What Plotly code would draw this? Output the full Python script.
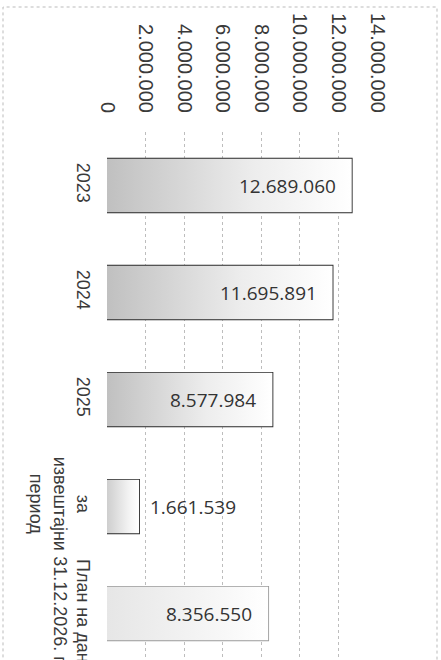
import plotly.graph_objects as go

categories = ["2023", "2024", "2025", "за<br>извештајни<br>период", "План на дан<br>31.12.2026. г."]
values = [12689060, 11695891, 8577984, 1661539, 8356550]
value_labels = ["12.689.060", "11.695.891", "8.577.984", "1.661.539", "8.356.550"]
tick_values = [0, 2000000, 4000000, 6000000, 8000000, 10000000, 12000000, 14000000]
tick_labels = ["0", "2.000.000", "4.000.000", "6.000.000", "8.000.000", "10.000.000", "12.000.000", "14.000.000"]

grad_dark = [[0, "#c0c0c0"], [0.6, "#ededed"], [1, "#ffffff"]]
grad_mid = [[0, "#cecece"], [0.7, "#f4f4f4"], [1, "#ffffff"]]
grad_light = [[0, "#e6e6e6"], [0.7, "#f7f7f7"], [1, "#ffffff"]]
gradients = [grad_dark, grad_dark, grad_dark, grad_mid, grad_light]
edge_colors = ["#2a2a2a", "#2a2a2a", "#2a2a2a", "#2a2a2a", "#9a9a9a"]
half = 0.25

fig = go.Figure()
for i, v in enumerate(values):
    fig.add_trace(go.Scatter(
        x=[0, v, v, 0, 0],
        y=[i - half, i - half, i + half, i + half, i - half],
        mode="lines", line=dict(width=0), fill="toself",
        fillgradient=dict(type="horizontal", colorscale=gradients[i]),
        hoverinfo="skip", showlegend=False,
    ))

fig.add_trace(go.Bar(
    x=values, y=list(range(len(values))), orientation="h", width=2 * half,
    marker=dict(color="rgba(0,0,0,0)", line=dict(color=edge_colors, width=1.8)),
    showlegend=False,
))

for i, (v, t) in enumerate(zip(values, value_labels)):
    inside = v > 3000000
    fig.add_annotation(
        x=v, y=i, text=t, showarrow=False,
        xanchor="right" if inside else "left",
        xshift=-14 if inside else 9,
        font=dict(family="Open Sans", size=19, color="#333333"),
    )

fig.add_shape(type="rect", xref="paper", yref="paper",
              x0=(3 - 107) / 270, x1=(437 - 107) / 270, y0=-0.2, y1=(660 - 7) / 528,
              line=dict(color="#bbbbbb", width=1, dash="dot"), layer="below")

fig.update_layout(
    width=441, height=660,
    margin=dict(l=107, r=64, t=132, b=0, autoexpand=False),
    paper_bgcolor="white", plot_bgcolor="white",
    xaxis=dict(
        range=[0, 14000000], tickvals=tick_values, ticktext=tick_labels,
        side="top", tickangle=90, showgrid=True, gridcolor="#bdbdbd",
        griddash="dot", gridwidth=1, zeroline=False, showline=False,
        ticks="", ticklabelstandoff=15, automargin=False,
        tickfont=dict(family="Liberation Sans", size=20, color="#3a3a3a"),
    ),
    yaxis=dict(
        range=[4.434, -0.5], tickvals=list(range(len(categories))), ticktext=categories,
        tickangle=90, showgrid=False, zeroline=False, showline=False, ticks="",
        ticklabelstandoff=11, automargin=False, ticklabeloverflow="allow",
        tickfont=dict(family="Liberation Sans", size=18, color="#3a3a3a"),
    ),
)

fig.write_html("out.html", config={"displayModeBar": False},
               post_script="document.body.style.margin='0';")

# # #

# YOUR OBJECTIVE
With all pictures left out, please transcribe exactly the lines from the start of the material through the line with "import plotly.graph_objects as go".

# FULL SOLUTION
What Plotly code would draw this? Output the full Python script.
import plotly.graph_objects as go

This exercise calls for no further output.